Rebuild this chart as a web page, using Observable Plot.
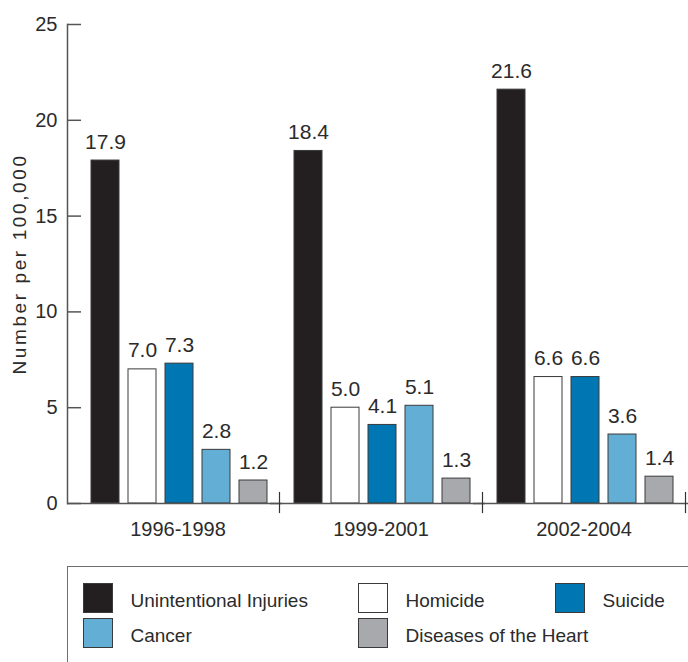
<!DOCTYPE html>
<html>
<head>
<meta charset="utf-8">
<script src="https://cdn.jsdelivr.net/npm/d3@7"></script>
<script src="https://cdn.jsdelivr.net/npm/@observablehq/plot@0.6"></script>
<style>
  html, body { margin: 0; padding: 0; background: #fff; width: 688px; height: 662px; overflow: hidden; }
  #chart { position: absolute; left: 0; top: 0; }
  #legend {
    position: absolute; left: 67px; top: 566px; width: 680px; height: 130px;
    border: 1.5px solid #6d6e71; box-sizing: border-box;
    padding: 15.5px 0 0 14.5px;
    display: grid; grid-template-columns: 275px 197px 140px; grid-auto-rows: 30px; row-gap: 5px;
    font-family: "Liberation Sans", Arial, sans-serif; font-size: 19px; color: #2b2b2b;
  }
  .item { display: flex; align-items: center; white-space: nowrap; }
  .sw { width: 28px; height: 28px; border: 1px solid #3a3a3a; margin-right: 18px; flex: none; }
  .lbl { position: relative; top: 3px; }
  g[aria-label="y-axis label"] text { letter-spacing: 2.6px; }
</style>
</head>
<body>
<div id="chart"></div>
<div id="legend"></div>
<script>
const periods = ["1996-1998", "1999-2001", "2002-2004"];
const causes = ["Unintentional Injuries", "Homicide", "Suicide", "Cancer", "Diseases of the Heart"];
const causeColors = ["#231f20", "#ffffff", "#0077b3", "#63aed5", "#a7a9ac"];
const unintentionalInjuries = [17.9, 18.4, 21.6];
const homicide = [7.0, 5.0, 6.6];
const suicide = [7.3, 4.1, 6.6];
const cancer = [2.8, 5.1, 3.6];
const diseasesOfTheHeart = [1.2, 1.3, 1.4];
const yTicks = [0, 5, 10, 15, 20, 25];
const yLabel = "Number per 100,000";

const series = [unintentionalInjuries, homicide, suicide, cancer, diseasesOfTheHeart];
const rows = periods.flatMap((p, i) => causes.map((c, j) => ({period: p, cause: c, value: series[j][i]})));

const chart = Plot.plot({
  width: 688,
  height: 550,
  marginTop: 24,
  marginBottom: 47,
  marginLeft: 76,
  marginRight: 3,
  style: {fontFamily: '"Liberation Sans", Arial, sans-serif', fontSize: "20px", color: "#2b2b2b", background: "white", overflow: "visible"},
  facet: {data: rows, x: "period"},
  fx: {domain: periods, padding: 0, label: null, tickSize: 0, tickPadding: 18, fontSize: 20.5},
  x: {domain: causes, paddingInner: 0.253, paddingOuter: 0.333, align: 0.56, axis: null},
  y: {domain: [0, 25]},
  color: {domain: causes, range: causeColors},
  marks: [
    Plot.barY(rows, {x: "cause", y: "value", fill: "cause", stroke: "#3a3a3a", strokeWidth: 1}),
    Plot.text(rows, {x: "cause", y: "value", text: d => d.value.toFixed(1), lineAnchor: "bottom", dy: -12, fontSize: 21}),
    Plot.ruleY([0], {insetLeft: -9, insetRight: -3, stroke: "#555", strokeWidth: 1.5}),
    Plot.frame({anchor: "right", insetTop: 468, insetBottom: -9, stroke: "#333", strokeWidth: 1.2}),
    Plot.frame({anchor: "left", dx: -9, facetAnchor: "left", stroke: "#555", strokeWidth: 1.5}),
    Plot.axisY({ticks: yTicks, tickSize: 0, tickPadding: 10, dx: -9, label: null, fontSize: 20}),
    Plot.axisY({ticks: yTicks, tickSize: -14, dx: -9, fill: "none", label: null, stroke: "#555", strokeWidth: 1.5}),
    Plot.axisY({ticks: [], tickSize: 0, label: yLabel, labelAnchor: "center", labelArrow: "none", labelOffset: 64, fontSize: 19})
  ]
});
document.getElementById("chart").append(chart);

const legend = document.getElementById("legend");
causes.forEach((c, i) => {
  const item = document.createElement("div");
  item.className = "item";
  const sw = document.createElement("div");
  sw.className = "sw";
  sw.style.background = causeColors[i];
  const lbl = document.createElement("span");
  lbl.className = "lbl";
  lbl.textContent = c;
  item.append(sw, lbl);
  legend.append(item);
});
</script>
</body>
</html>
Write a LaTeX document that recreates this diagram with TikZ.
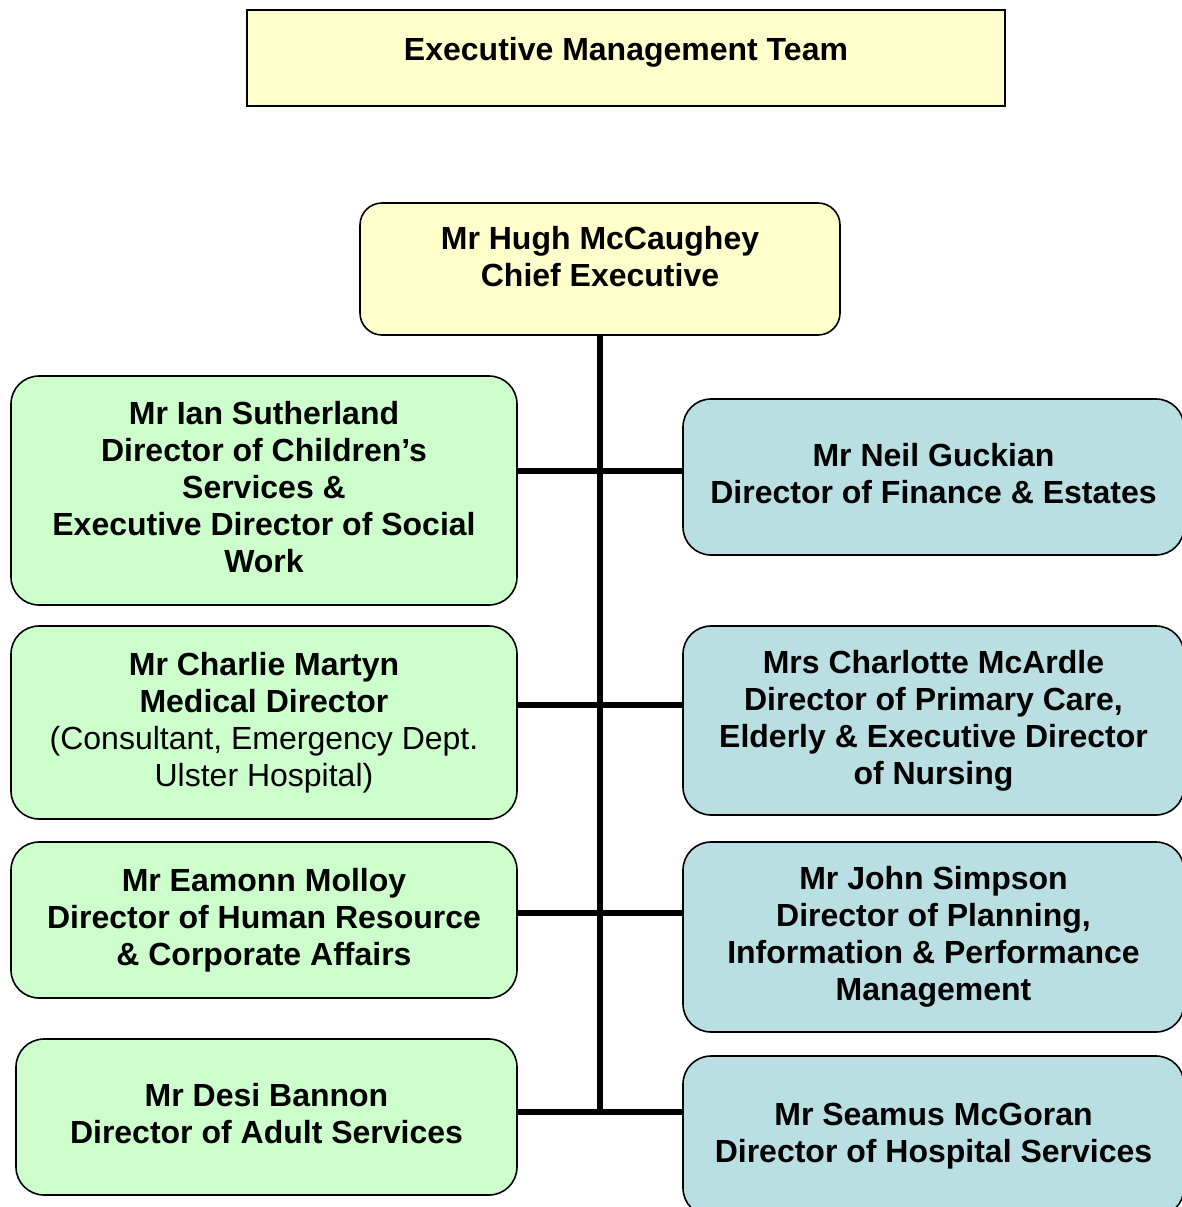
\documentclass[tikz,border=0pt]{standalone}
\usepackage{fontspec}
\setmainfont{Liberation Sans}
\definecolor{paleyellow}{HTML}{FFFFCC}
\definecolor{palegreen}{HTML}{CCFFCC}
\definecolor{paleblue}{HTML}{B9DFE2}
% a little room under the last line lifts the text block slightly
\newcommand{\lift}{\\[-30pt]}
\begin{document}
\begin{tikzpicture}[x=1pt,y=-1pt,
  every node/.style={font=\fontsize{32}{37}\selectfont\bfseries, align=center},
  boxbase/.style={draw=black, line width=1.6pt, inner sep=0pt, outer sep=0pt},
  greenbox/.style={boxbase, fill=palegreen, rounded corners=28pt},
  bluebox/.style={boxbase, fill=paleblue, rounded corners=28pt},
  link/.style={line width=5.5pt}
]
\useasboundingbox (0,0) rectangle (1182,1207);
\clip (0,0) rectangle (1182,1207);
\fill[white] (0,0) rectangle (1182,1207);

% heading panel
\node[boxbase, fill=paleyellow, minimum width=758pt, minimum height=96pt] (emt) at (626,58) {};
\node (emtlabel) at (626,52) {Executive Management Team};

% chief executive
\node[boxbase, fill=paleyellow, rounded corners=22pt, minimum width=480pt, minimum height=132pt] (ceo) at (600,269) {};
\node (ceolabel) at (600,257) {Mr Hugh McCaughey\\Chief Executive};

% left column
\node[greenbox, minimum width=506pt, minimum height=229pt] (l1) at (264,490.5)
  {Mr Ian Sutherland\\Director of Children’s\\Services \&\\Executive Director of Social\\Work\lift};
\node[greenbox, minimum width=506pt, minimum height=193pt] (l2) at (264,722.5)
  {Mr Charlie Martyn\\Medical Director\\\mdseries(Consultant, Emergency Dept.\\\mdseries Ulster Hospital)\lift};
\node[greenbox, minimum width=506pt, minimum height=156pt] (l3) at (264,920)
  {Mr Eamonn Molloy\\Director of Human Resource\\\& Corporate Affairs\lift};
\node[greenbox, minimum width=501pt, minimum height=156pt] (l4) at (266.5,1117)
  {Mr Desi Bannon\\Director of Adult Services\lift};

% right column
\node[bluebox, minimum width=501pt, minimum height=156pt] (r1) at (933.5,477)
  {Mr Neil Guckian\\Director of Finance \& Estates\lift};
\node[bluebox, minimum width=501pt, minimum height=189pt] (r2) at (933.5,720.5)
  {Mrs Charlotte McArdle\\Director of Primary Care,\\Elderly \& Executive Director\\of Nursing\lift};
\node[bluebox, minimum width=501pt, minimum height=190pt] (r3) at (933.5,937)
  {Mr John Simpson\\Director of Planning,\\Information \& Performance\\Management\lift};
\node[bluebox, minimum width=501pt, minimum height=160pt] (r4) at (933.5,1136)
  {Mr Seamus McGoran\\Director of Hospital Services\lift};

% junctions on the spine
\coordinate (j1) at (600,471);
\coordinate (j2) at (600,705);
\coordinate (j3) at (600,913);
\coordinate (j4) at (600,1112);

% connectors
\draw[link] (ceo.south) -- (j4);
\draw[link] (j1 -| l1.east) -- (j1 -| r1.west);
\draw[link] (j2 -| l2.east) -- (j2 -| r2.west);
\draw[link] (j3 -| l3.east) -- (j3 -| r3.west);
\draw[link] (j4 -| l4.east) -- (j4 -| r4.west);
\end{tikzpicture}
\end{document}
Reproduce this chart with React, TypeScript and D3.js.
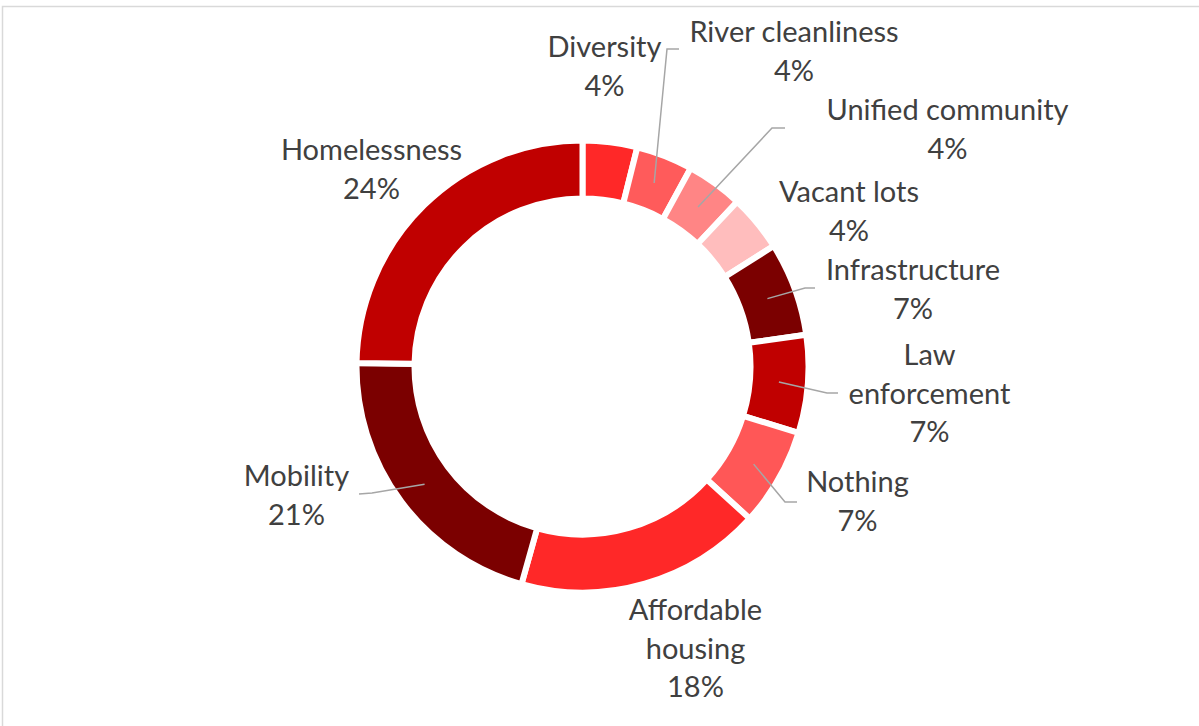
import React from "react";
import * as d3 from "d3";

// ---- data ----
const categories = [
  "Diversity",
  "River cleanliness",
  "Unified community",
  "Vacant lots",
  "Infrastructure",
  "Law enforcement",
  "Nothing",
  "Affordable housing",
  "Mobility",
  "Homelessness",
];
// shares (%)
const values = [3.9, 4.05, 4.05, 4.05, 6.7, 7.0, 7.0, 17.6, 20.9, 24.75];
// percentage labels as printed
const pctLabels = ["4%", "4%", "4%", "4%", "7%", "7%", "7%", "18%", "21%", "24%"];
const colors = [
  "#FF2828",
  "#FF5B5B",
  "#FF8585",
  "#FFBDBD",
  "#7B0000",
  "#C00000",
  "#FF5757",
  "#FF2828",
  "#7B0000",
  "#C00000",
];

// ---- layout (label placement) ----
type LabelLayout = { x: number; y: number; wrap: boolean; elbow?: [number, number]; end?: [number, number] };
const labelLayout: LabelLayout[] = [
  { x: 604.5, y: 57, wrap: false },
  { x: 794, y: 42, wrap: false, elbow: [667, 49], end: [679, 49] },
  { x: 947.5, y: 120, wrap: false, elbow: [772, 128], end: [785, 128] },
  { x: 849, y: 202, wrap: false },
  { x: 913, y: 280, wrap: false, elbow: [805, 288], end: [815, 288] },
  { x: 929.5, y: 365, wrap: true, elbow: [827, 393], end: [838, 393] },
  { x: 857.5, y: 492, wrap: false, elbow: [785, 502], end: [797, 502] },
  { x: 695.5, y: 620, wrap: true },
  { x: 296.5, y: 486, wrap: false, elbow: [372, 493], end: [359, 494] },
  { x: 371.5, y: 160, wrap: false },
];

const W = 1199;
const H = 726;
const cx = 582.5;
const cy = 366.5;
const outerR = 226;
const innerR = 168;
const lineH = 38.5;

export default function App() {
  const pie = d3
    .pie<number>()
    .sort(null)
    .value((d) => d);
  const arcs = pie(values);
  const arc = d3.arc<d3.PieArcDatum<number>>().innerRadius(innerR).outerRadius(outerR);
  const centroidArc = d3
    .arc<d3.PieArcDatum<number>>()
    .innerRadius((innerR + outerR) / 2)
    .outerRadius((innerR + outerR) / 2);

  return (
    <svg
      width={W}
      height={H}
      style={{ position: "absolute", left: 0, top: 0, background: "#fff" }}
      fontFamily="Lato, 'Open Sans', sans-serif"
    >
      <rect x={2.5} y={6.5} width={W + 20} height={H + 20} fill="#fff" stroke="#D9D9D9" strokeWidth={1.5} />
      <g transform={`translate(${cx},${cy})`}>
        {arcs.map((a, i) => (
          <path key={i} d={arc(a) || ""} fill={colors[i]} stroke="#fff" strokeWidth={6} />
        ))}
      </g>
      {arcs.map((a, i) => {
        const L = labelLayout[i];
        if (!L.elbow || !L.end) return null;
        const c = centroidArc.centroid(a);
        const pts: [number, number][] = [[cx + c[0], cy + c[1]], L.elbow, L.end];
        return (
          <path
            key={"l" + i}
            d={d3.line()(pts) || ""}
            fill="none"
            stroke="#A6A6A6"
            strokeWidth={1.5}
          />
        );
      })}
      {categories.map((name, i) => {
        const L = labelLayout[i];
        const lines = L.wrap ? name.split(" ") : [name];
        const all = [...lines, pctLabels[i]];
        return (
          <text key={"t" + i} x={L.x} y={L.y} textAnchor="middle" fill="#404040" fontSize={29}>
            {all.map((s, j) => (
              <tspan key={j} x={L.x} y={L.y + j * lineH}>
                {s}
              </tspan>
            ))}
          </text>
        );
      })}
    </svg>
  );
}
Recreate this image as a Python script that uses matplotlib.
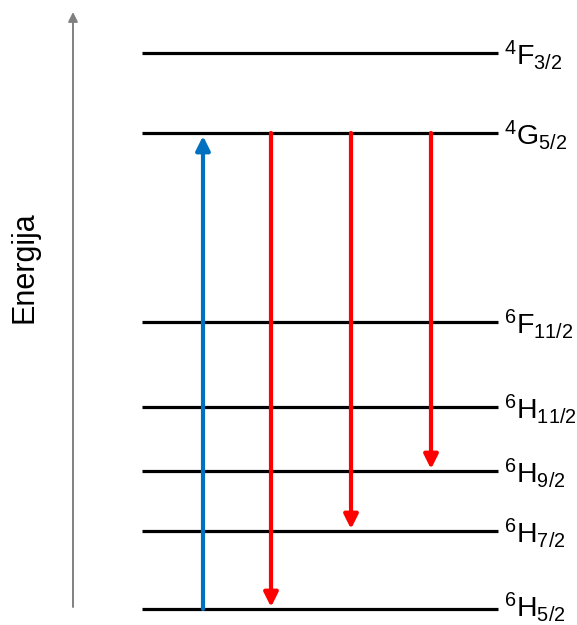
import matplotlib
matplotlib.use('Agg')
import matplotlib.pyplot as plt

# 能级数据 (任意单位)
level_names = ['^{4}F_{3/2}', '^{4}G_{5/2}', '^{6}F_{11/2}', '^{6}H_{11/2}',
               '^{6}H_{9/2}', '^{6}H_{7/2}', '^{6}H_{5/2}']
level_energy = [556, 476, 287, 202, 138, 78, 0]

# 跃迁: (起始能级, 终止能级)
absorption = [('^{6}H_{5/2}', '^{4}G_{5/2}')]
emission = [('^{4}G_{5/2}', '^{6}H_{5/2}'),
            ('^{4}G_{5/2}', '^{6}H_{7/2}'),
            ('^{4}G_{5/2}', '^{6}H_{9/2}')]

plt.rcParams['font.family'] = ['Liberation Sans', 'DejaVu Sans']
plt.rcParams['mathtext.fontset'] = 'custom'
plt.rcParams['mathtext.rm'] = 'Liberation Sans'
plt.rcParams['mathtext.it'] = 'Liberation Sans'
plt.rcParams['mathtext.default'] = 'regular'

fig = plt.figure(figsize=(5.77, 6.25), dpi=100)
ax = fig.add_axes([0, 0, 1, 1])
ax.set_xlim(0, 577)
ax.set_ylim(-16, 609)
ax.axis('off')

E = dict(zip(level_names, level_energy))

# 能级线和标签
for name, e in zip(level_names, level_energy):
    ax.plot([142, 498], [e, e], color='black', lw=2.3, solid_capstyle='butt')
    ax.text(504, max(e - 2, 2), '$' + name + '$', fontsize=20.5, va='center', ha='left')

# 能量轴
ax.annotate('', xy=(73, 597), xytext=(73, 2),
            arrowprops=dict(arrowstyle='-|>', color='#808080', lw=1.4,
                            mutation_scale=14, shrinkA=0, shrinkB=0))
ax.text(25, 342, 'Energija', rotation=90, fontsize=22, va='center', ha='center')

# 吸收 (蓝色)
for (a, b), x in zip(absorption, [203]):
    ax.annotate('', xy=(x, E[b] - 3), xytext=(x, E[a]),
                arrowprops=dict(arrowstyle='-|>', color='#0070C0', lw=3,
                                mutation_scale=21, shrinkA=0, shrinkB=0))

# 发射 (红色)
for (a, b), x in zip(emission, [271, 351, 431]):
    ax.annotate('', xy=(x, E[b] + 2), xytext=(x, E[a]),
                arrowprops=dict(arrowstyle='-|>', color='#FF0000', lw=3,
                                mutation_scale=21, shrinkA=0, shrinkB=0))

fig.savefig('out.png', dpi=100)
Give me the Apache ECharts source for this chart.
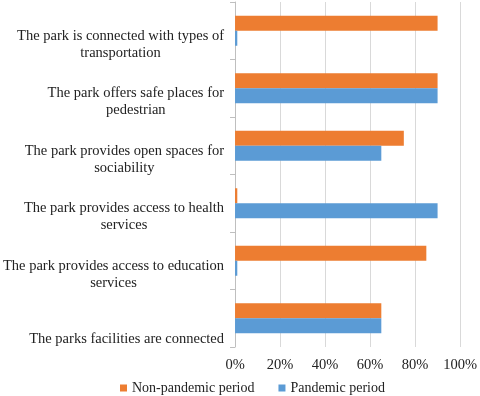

□ □ □ □

§ **Objective**: Leave out any pictures and return exactly the lines from the beginning of the data through the line with "const rows = periods.flatMap((p, i)", inclusive.

§ **Exercise output**:
Rebuild this chart as a web page, using Observable Plot.
<!DOCTYPE html>
<html>
<head>
<meta charset="utf-8">
<script src="https://cdn.jsdelivr.net/npm/d3@7"></script>
<script src="https://cdn.jsdelivr.net/npm/@observablehq/plot@0.6"></script>
<style>
  html, body { margin: 0; padding: 0; background: #fff; width: 688px; height: 662px; overflow: hidden; }
  #chart { position: absolute; left: 0; top: 0; }
  #legend {
    position: absolute; left: 67px; top: 566px; width: 680px; height: 130px;
    border: 1.5px solid #6d6e71; box-sizing: border-box;
    padding: 15.5px 0 0 14.5px;
    display: grid; grid-template-columns: 275px 197px 140px; grid-auto-rows: 30px; row-gap: 5px;
    font-family: "Liberation Sans", Arial, sans-serif; font-size: 19px; color: #2b2b2b;
  }
  .item { display: flex; align-items: center; white-space: nowrap; }
  .sw { width: 28px; height: 28px; border: 1px solid #3a3a3a; margin-right: 18px; flex: none; }
  .lbl { position: relative; top: 3px; }
  g[aria-label="y-axis label"] text { letter-spacing: 2.6px; }
</style>
</head>
<body>
<div id="chart"></div>
<div id="legend"></div>
<script>
const periods = ["1996-1998", "1999-2001", "2002-2004"];
const causes = ["Unintentional Injuries", "Homicide", "Suicide", "Cancer", "Diseases of the Heart"];
const causeColors = ["#231f20", "#ffffff", "#0077b3", "#63aed5", "#a7a9ac"];
const unintentionalInjuries = [17.9, 18.4, 21.6];
const homicide = [7.0, 5.0, 6.6];
const suicide = [7.3, 4.1, 6.6];
const cancer = [2.8, 5.1, 3.6];
const diseasesOfTheHeart = [1.2, 1.3, 1.4];
const yTicks = [0, 5, 10, 15, 20, 25];
const yLabel = "Number per 100,000";

const series = [unintentionalInjuries, homicide, suicide, cancer, diseasesOfTheHeart];
const rows = periods.flatMap((p, i) => causes.map((c, j) => ({period: p, cause: c, value: series[j][i]})));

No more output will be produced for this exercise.